Fachry menyebut pesanan terus mengalir sejak bulan Ramadan. Tak dapat dipungkiri produk makanan olahan siap saji,tak terkecuali sambal banyak dicari lantaran praktis untuk berbuka puasa maupun sahur.
Terlebih sudah banyak kota-kota besar yang menerapkan Pembatasan Sosial Berskala Besar (PSBB) disertai dengan jam malam. Alhasil, ruang gerak untuk sekadar mencari makanann untuk berbuka puasa atau sahur makin terbatas.

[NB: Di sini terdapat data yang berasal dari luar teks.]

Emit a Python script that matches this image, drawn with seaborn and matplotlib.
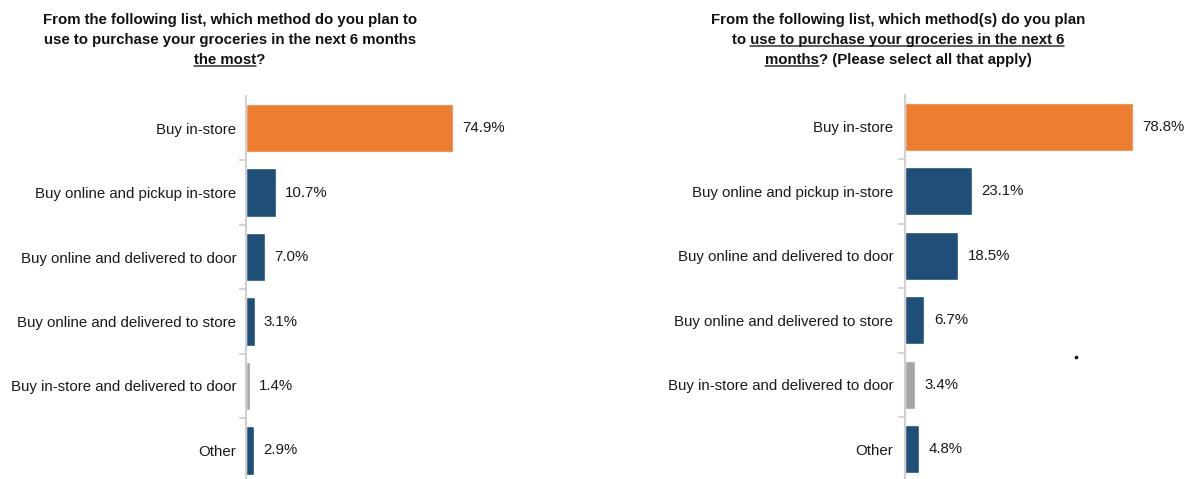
import matplotlib
matplotlib.use("Agg")
import matplotlib.pyplot as plt
import seaborn as sns
import pandas as pd

categories = [
    "Buy in-store",
    "Buy online and pickup in-store",
    "Buy online and delivered to door",
    "Buy online and delivered to store",
    "Buy in-store and delivered to door",
    "Other",
]
most_used = [74.9, 10.7, 7.0, 3.1, 1.4, 2.9]
all_used = [78.8, 23.1, 18.5, 6.7, 3.4, 4.8]

ORANGE = "#ED7D31"
NAVY = "#1F4E79"
GREY = "#A5A5A5"
bar_colors = [ORANGE, NAVY, NAVY, NAVY, GREY, NAVY]

sns.set_theme(style="white")
plt.rcParams["font.family"] = ["Liberation Sans", "DejaVu Sans"]

W, H = 1190, 479
fig = plt.figure(figsize=(W / 100, H / 100), dpi=100)


def px_axes(left_px, width_px, top_px, bottom_px):
    return fig.add_axes([left_px / W, (H - bottom_px) / H,
                         width_px / W, (bottom_px - top_px) / H])


def draw_panel(ax, values, pad):
    df = pd.DataFrame({"cat": categories, "val": values})
    sns.barplot(data=df, x="val", y="cat", hue="cat", palette=bar_colors,
                legend=False, orient="h", width=0.745, ax=ax, saturation=1)
    ax.set_xlim(0, 100)
    ax.set_ylim(len(categories) - 0.5, -0.5)
    ax.set_xlabel("")
    ax.set_ylabel("")
    ax.set_xticks([])
    for s in ["top", "right", "bottom"]:
        ax.spines[s].set_visible(False)
    ax.spines["left"].set_color("#D0D0D0")
    ax.spines["left"].set_linewidth(1.5)
    ax.set_yticks(range(len(categories)), categories)
    ax.tick_params(axis="y", which="major", length=0, pad=pad, labelsize=10.8,
                   labelcolor="#1a1a1a")
    ax.set_yticks([i + 0.5 for i in range(len(categories) - 1)], minor=True)
    ax.tick_params(axis="y", which="minor", length=5, width=1.2,
                   color="#D0D0D0", left=True)
    for i, v in enumerate(values):
        ax.text(v + 3.4, i, f"{v:.1f}%", va="center", ha="left",
                fontsize=10.8, color="#1a1a1a")


ax1 = px_axes(246, 276, 95.75, 482.75)
draw_panel(ax1, most_used, 7)
ax2 = px_axes(905, 289, 94.5, 481.5)
draw_panel(ax2, all_used, 8.5)

renderer = fig.canvas.get_renderer()
TITLE_KW = dict(fontsize=10.8, fontweight="bold", color="#111111",
                ha="center", va="center")


def text_width(s):
    t = fig.text(0, 0, s, **TITLE_KW)
    w = t.get_window_extent(renderer).width
    t.remove()
    return w


def title_line(cx, cy, line, underline=None, where="start"):
    t = fig.text(cx / W, 1 - cy / H, line, **TITLE_KW)
    bb = t.get_window_extent(renderer)
    if underline:
        uw = text_width(underline)
        if where == "start":
            x0, x1 = bb.x0, bb.x0 + uw
        else:
            x0, x1 = bb.x1 - uw, bb.x1
        y = bb.y0 + 1.0
        fig.add_artist(plt.Line2D([x0 / W, x1 / W], [y / H, y / H],
                                  color="#333333", lw=1.1,
                                  transform=fig.transFigure))


title_line(230, 20, "From the following list, which method do you plan to")
title_line(230, 40, "use to purchase your groceries in the next 6 months")
title_line(230, 60, "the most?", underline="the most", where="start")

title_line(898, 20, "From the following list, which method(s) do you plan")
title_line(898, 40, "to use to purchase your groceries in the next 6",
           underline="use to purchase your groceries in the next 6",
           where="end")
title_line(898, 60, "months? (Please select all that apply)",
           underline="months", where="start")

# small stray mark on the right panel
fig.add_artist(plt.Line2D([1076 / W], [1 - 357 / H], marker="o",
                          markersize=1.6, color="black", lw=0,
                          transform=fig.transFigure))

fig.savefig("out.png", dpi=100)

Sementara itu, Ketua Umum Asosiasi Pengusaha Indonesia (Apindo) Hariyadi Sukamdani mengatakan perubahan pola konsumsi masyarakat untuk menjaga stok bahan makanan di rumah akan berkorelasi dengan kebutuhan makanan olahan (pre-cook) seperti makanan siap saji dan makanan beku (frozen food).
Dia memprediksi bahwa selain makanan olahan, minuman seduh juga akan mengalami peningkatan permintaan.
“Yang paling penting untuk usaha mikro, kecil, dan menengah (UMKM) perlu mulai terjun ke platform marketplace digital. Hal ini akan meningkatkan penjualan dan memudahkan promosi,” katanya pada Jumat (1/5/2020).
Laporan berjudul ‘Consumer Behavior New Normal After Covid-19, The Predictions’ yang dikutip oleh Bisnis menyebutkan bahwa pandemi Covid-19 membuat banyak orang berdiam diri di rumah sehingga toko daring menjadi pilihan untuk berbelanja.
Pembelian konsumen pun mulai bergeser dari produk-produk yang sifatnya keinginan menjadi produk-produk yang sifatnya kebutuhan. Permintaan tertinggi pada umumnya ada di produk-produk sehari-hari, groceries, dan produk kesehatan seperti vitamin dan pencegahan penyakit.
Situasi pembatasan sosial menyebabkan masyarakat terutama kaum milenial terbiasa membeli makanan dalam bentuk beku atau siap masak karena lebih mudah dan efisien dalam hal penyajian.
“Milenial lebih suka memasak yang simple dan convenient di mana frozen food akan menjadi pilihan,” tulis laporan tersebut.